UP AND DOWNS OF CAPITAL MARKET
Often measures are ill timed and efforts are half hearted
SHABBIR H. KAZMI, Special Correspondent
Dec 25 - 31, 2006
The year 2006 will be remembered in the history of Pakistan's capital market for a number of reasons. The KSE-100 touched record high in March and then there was a nosedive, leading to a crisis. Various steps were taken to strengthen the risk management system but bad timing further plunged the index.
Two reports were prepared to identify the causes of 2005 and 2006 stock market crises and pinpoint the culprits.
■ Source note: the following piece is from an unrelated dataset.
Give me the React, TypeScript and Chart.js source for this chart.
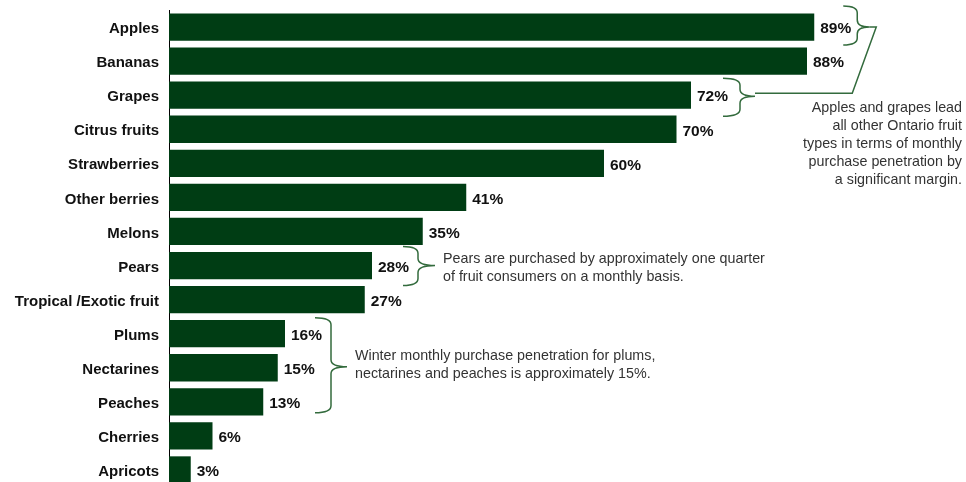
import { useEffect, useRef } from 'react';
import { Chart, registerables } from 'chart.js';

Chart.register(...registerables);

const categories = [
  'Apples',
  'Bananas',
  'Grapes',
  'Citrus fruits',
  'Strawberries',
  'Other berries',
  'Melons',
  'Pears',
  'Tropical /Exotic fruit',
  'Plums',
  'Nectarines',
  'Peaches',
  'Cherries',
  'Apricots',
];
const penetration = [89, 88, 72, 70, 60, 41, 35, 28, 27, 16, 15, 13, 6, 3];

const noteLead = [
  'Apples and grapes lead',
  'all other Ontario fruit',
  'types in terms of monthly',
  'purchase penetration by',
  'a significant margin.',
];
const notePears = [
  'Pears are purchased by approximately one quarter',
  'of fruit consumers on a monthly basis.',
];
const noteStone = [
  'Winter monthly purchase penetration for plums,',
  'nectarines and peaches is approximately 15%.',
];

const BAR = '#003d14';
const BRACE = '#336b3d';
const FONT = '"Liberation Sans", Arial, sans-serif';

function brace(ctx: CanvasRenderingContext2D, xLeft: number, xVert: number, xTip: number, yTop: number, yMid: number, yBot: number) {
  const r = 7;
  ctx.beginPath();
  ctx.moveTo(xLeft, yTop);
  ctx.quadraticCurveTo(xVert, yTop, xVert, yTop + r);
  ctx.lineTo(xVert, yMid - r);
  ctx.quadraticCurveTo(xVert, yMid, xTip, yMid);
  ctx.quadraticCurveTo(xVert, yMid, xVert, yMid + r);
  ctx.lineTo(xVert, yBot - r);
  ctx.quadraticCurveTo(xVert, yBot, xLeft, yBot);
  ctx.stroke();
}

const valueLabels = {
  id: 'valueLabels',
  afterDatasetsDraw(chart: any) {
    const ctx = chart.ctx as CanvasRenderingContext2D;
    const meta = chart.getDatasetMeta(0);
    ctx.save();
    ctx.font = `bold 15.5px ${FONT}`;
    ctx.fillStyle = '#111';
    ctx.textAlign = 'left';
    ctx.textBaseline = 'middle';
    meta.data.forEach((bar: any, i: number) => {
      ctx.fillText(`${penetration[i]}%`, bar.x + 6, bar.y + 2);
    });
    ctx.restore();
  },
};

const annotations = {
  id: 'annotations',
  afterDraw(chart: any) {
    const ctx = chart.ctx as CanvasRenderingContext2D;
    const x = chart.scales.x;
    const y = chart.scales.y;
    const cy = (i: number) => y.getPixelForValue(i);
    const ex = (i: number) => x.getPixelForValue(penetration[i]);
    ctx.save();
    ctx.strokeStyle = BRACE;
    ctx.lineWidth = 1.5;

    // Apples brace
    const a0 = ex(0) + 29;
    const aMid = cy(0);
    brace(ctx, a0, a0 + 14, a0 + 26, aMid - 21, aMid, aMid + 18);
    // Grapes brace
    const g0 = ex(2) + 32;
    const gMid = cy(2) + 1;
    brace(ctx, g0, g0 + 17, g0 + 32, gMid - 18, gMid, gMid + 20);
    // connector
    ctx.beginPath();
    ctx.moveTo(a0 + 26, aMid);
    ctx.lineTo(a0 + 33, aMid);
    ctx.lineTo(a0 + 9, gMid - 3);
    ctx.lineTo(g0 + 32, gMid - 3);
    ctx.stroke();

    // Pears brace
    const p0 = ex(7) + 31;
    const pMid = cy(7);
    brace(ctx, p0, p0 + 15, p0 + 32, pMid - 19, pMid, pMid + 20);

    // Plums/Nectarines/Peaches brace
    const s0 = ex(9) + 30;
    const sMid = cy(10) - 1;
    brace(ctx, s0, s0 + 16, s0 + 32, cy(9) - 16, sMid, cy(11) + 11);

    ctx.font = `14.3px ${FONT}`;
    ctx.fillStyle = '#333';
    ctx.textBaseline = 'middle';

    ctx.textAlign = 'right';
    noteLead.forEach((t, i) => ctx.fillText(t, 962, 108 + i * 18));

    ctx.textAlign = 'left';
    notePears.forEach((t, i) => ctx.fillText(t, p0 + 40, pMid - 6 + i * 18));
    noteStone.forEach((t, i) => ctx.fillText(t, s0 + 40, sMid - 11 + i * 18));
    ctx.restore();
  },
};

export default function App() {
  const ref = useRef<HTMLCanvasElement | null>(null);

  useEffect(() => {
    if (!ref.current) return;
    const chart = new Chart(ref.current, {
      type: 'bar',
      data: {
        labels: categories,
        datasets: [
          {
            data: penetration,
            backgroundColor: BAR,
            borderWidth: 0,
            categoryPercentage: 1,
            barPercentage: 0.8,
          },
        ],
      },
      options: {
        indexAxis: 'y',
        responsive: false,
        animation: false,
        layout: { padding: { left: 0, right: 72, top: 10, bottom: 0 } },
        plugins: {
          legend: { display: false },
          tooltip: { enabled: false },
        },
        scales: {
          x: {
            display: false,
            min: 0,
            max: 100,
          },
          y: {
            grid: { display: false, drawTicks: false },
            border: { display: true, color: '#000', width: 1 },
            ticks: {
              color: '#111',
              padding: 10,
              labelOffset: 2,
              font: { family: FONT, size: 15, weight: 'bold' },
              autoSkip: false,
            },
            afterFit(scale: any) {
              scale.width = 169;
              scale.paddingTop = 0;
              scale.paddingBottom = 0;
            },
          },
        },
      },
      plugins: [valueLabels, annotations],
    });
    return () => chart.destroy();
  }, []);

  return (
    <div style={{ position: 'fixed', left: 0, top: 0, width: 966, height: 487 }}>
      <canvas ref={ref} width={966} height={487} style={{ display: 'block' }} />
    </div>
  );
}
Neither the Taskforce nor the Forensic report could identify the culprits because the motive was to create further confusion rather than focusing the facts which led to the crisis and people who were either responsible for it or made a fortune. This belief is also substantiated by the forensic report on which thousands of dollars were spent.
Having said this it is pertinent to note that despite all odds the market has sustained 10,000 levels, mainly because investors did not miss any profit making opportunity. They indulged in buying whenever prices became attractive and also did not miss profit-making opportunity.
During 2006 at least six public offerings were made, some receiving good response and one not receiving the minimum number of applications. Interestingly all the offerings were for equities and no debt instrument were floated. Perhaps the possible rationalization could be that borrowers expected decline in interest rates and therefore, they were not keen in locking funds at higher interest rates.
Issue of GDRs by MCB Bank and OGDC deserve specific mention. MCB mobilized US$ 150 million through sale of its GDRs, listed at London Stock Exchange. The issue was oversubscribed by five times. According to Aftab Manzoor, President MCB Bank, "The objective of floating GDRs was to test the response of international market and introduction of Pakistan as well as the MCB Bank. It has proved a good omen for the country as well as for the bank."
Contrary to MCB issue, offer of GRDs by Oil & Gas Development Company (OGDC) has raised many eyebrows. The general expectation was that price of OGDC share would touch Rs 200 before closure of book building. However, the GDR could not fetch more than Rs 115 per share equivalent. It was big market dampeners. Massive selling pressure was evident in the local market. As a spillover impact prices of shares across the board registered substantial decline. According to an expert, "Advisor to the issue failed in marketing the scrip". Another expert said, "It seems that global investors were told not to quote above Rs 115 so that they could make good profit subsequently." Yet another expert was of the view, "Introduction of risk management measures and hype about forensic report dampened market sentiments. The intensity of bearish sentiments could be gauged that the KSE-100 index breached 10,000 barrier on Thursday.
There is general feeling that whenever the KSE-100 index is on winning streak regulators often come up with some directive, which creates panic-like situation and leads to freefall of index. Though, forensic report failed in identifying the reasons for 2005 crisis regulators were prompt in issuing notices to brokers.
It is also felt that members are gradually loosing their control on the board of directors of stock exchanges. First, the concept of non-member directors was introduced. This year it was also decided to elect non-member director as Chairman of the Board. While one may not have any objection on the induction of non-member director or election of non-member as chairman, it would be fair to review the contribution made by non-member directors. Some of the insiders confess that non-member directors have not been able to justify their nomination. Rather some of them became regular players on the local stock exchanges.
Khalid Mirza, when he was Chairman SECP, came up with the idea of demutualization of stock exchanges. With his exit the concept was swept under the carpet. It is evident because all the subsequent chairmen were not able to convince the members to go ahead. The biggest resistance has been put forward by the members of Karachi Stock Exchange. Mainly because of the cost of ticket at the KSE.
As such the introduction of web-based trading has opened a new chapter. Bulk of the daily trading volume and financing is still channeled through less than half a dozen big brokers. By virtue of their size they would continue to benefit whether SECP goes forward with demutualization or abandon the idea. However, it seems that demutualization can become a reality due to non-member directors and chairman.
Though, it is often said that foreign fund managers are operating in Pakistan and the benchmark used is SCRAs. However, it is on record that foreign portfolio investment is highly volatile. The entry of foreign funds skyrocket the prices and their exit plunges the market to lowest levels. It is mainly due to limited number of quality scrips and very small free float.
In the recent past government had offered shares of state owned enterprises to general public under "Privatization for People" program. It is estimated that government still owns a very substantial percentage of the shares of these entities. Divestment can increase market float, which in turn reduced market volatility.